Brand New is a division of UnderConsideration, and it happens to be our most popular division of all the divisions. Its sole purpose is to chronicle and provide opinions on corporate and brand identity work, focusing mostly on identity design and a modest amount of packaging. We cover redesigns and new designs. Nothing more, nothing less, what you see is what you get.
Brand New has been published since October of 2006 when it was spun-off from the now unpublished Speak Up. In the glory days of Speak Up some of our most ardent discussions happened around redesigns of logos but that same passion that ignited those threads was a turn off for some readers who claimed they were simply bitch-fests. As a patch, we decided to move those logo bitch-fests to their own site so that we could all bitch merrily about logos. This focused energy turned out to be quite an attraction and Brand New has become a very active reflection of the world of corporate and brand identity. And, while we do all bitch quite a bit, the opinions presented throughout amount to something of real value for those in the field.
As long as corporations, non-profit organizations and consumer products keep changing or are being introduced into the market we will be here, providing our opinions one post at a time. We hope you enjoy it.
Bryony and Armin
First things first: We have found it impossible to reply to every single e-mail that comes in. We never expected to get up to 15 or 20 e-mails a day just for Brand New. Which is undeniably great, because those e-mails become the main source of our content. But let’s all agree that unless you are asking a specific question or have some concerns or feedback we will not be able to reply to all tips sent in. Consider this paragraph our eternal reply button extending our gratitude.
Keep them coming at brandnew [@] underconsideration [.] com. We receive everything from “I was driving down the road and saw a new logo on this building” to fully researched e-mails. They are all welcome. You send them in, we will do the hard work.
Okay, so on to some criteria. One of the first things we try to look at is if the product, service or corporation is relevant to a large number of people. Is it well known? Does it have history? Why should we care? If it’s a well known brand, chances are we will put it up.
Not so mainstream
For every major brand, there are a handful of lesser known identities that we have posted. Whether they are corporations that we may have never heard of but that have 10,000 employees worldwide or whether it’s product only sold regionally, we will review it if it’s an interesting story and there is something to learn from it.
Not mainstream at all
If we have never ever heard of the corporation, product or service and further Google-ing reveals that it is small or very local, we will not post it. There is nothing wrong with that kind of work and we do it ourselves all the time, but as far as Brand New content, it doesn’t work. It has to be a very compelling design story for us to post something very small.

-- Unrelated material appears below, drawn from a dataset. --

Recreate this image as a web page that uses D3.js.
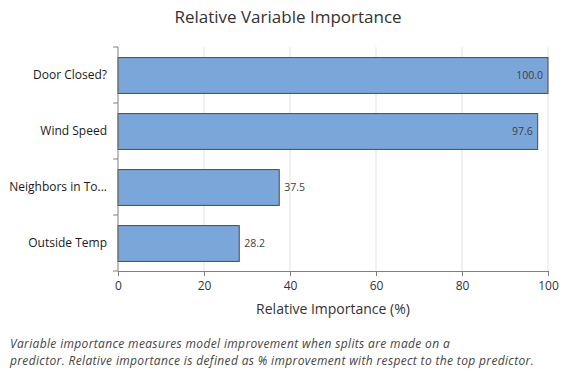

Most of the identities we review are American. That’s because, the majority of our readers are in the U.S., but we have an increasingly international audience and we really enjoy posting work from around the world. If you are tipping us from afar, please let us know what kind of relevance any given identity would have in your motherland, so that we can have a better understanding of it.
We have broken this rule a few times, but anything that is more than three or six months old will not be posted.
This year, we have already shown more packaging than last year. There is no plan to turn into a packaging-heavy web site, we do want to keep it focused on the identity aspect. But there are some products that are so defined by their label and packaging, beyond just their logo, that it’s very interesting for discussion. So we will post packaging somewhat selectively and not every box of crackers that redesigns will be posted.
Every now and then we get e-mails with suggestions of broader discussions about logo and identity topics. Nothing wrong with those, but Brand New is not the place for them. It’s either a Before/After post or New or an In Brief.
The identities we review most be interesting and relevant, something that we care to see discussed whether it’s because we are familiar with the brand or because we are interested in the visual result. There is no real formula for selecting and, at the end of the day, it all comes down to our whims.